Read More: Game Changer: China Has Built a Thorium Molten-Salt Reactor. The United States Needs to Do Likewise.
Fusion power would be a big deal if anyone could make it work. But so far, increasing demand for energy notwithstanding, it just doesn't look like we're a lot closer. I have little doubt that one day the bugs will be worked out, and someone, somewhere, will build a working fusion reactor that can provide reliable, cheap energy. But as of now, today, that still looks - forgive me - like it's probably 30 years away.
I'd love to be wrong. And if this happens, I'd love to see it happen here, in the United States. But there's another complication: No matter how you look at it, no matter how optimistic or pessimistic one is about the possibility of a working fusion reactor, it's still apparent that the United States is behind the curve here.
As for the U.S., the Department of Energy last November released its DOE Fusion Energy Strategy 2024, the second step in its comprehensive effort to work with the private sector to accelerate “the feasibility of commercial fusion energy.” The DOE’s own plan tacitly admits that the U.S. is playing in catch-up mode.
Several U.S.-based private sector projects are under way, including those reliant on stellarators rather than tokamaks, but none have confined plasma for anything near 18 minutes, and there are huge questions about the supply chain needed to support a fusion industry.
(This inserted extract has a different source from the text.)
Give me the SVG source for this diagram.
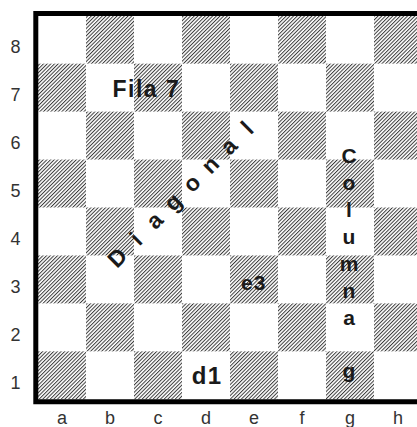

Regulatory reforms on the way may help – but what happens if today’s protesters turn on the nuclear industry?
You can see the Department of Energy's current outlook on fusion power here.
The Nobel laureate Pierre-Gilles de Gennes, who was awarded the Nobel Prize in Physics in 1991 for studies involving liquid crystals and polymers, is reported to have said about fusion reactors:
We say that we will put the sun into a box. The idea is pretty. The problem is, we don't know how to make the box.
That's the problem. The box. Containment. It's been a problem for at least 30 years now. But that's OK - we're just another 30 years away.